First there is DaShamone “Spuddy” McCarty. Murdered on May 16 on a Maywood street. Home one week from the sanctuary of a small town college in, of all places, North Dakota. McCarty, whose life had challenges he was actively overcoming, was a three-sport star at Proviso East. He was a kid with adults, not parents but adults, who saw the spark, the possibility and who lifted him and steered him as surely as they could past the troubles.

That explains Dakota College in Bottineau, North Dakota. A town of 2,211 souls, ten miles south of the Canadian border.
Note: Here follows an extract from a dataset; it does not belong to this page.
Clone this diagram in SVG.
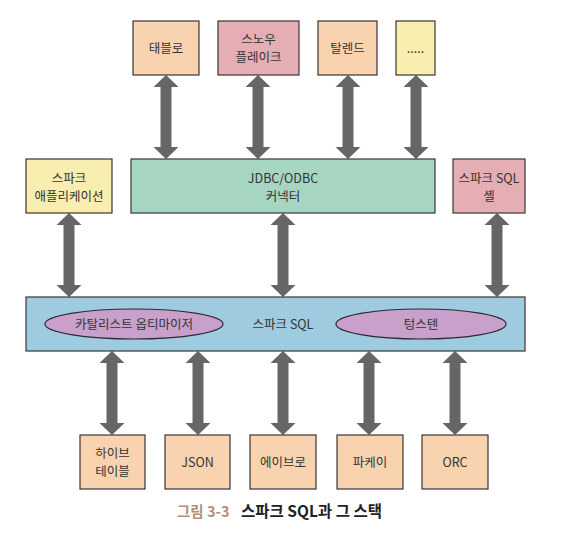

Home of Tommy Turtle, a 30-foot-tall fiberglass model, touted as the “World’s Largest Turtle.” And a long way from Maywood.

McCarty’s basketball coach from Dakota College travelled to his funeral at Rock of Ages Church. Maybe he was surprised by the sea of black faces in the chapel. The basketball team in its uniforms. The best friend whose parents opened their doors and helped raise McCarty when his family gave way.

But it was Donnie Boyce, the Proviso basketball coach, who carried the message home. “He was a hard worker. You can’t let failure be part of your equation. You’ve got to be accountable and responsible and Spuddy was that,” said Boyce.

We can’t explain these street shootings, their randomness, their finality. We also don’t seem to be able to stop them. Too many guns. Families in tatters. Schools that don’t work. An acceptance of black-on-black crime so long as it is contained in places such as Maywood.

Another grave plot. More helium balloons released to the skies. Short memories.

And yet, just three days after McCarty was interred at Forest Home, there was another gathering, this one on Memorial Day, and some 60 people with very long memories came from Arkansas and Ohio and Forest Park to honor Joseph Corbin. Corbin has been at rest at Forest Home since his death in 1911.

Born to freed slaves in Ohio, Corbin was an educational leader among African-Americans in Arkansas during the era of Reconstruction. He founded Branch Normal College in Pine Bluff, Arkansas. Today it is the University of Arkansas at Pine Bluff.

Our John Rice reported last week that Gladys Turner, an Ohio woman, who had attended a high school there named for Corbin later went on to attend the college he founded. That created a strong interest on her part in Corbin. Her research led her to Forest Park, home of some remarkably interesting cemeteries.

And so on this Memorial Day, Turner, Mayor Anthony Calderone, Commissioner Rory Hoskins, Congressman Danny Davis (an Arkansas native and graduate of Corbin’s school), joined with the Historical Society and interested supporters in reigniting the reputation of Joseph Corbin, a man who made opportunities, who survived the senseless violence of his era and who through caring and circumstance is held in honor a full century after his passing.

Who will keep the candle lit for DaShamone McCarty?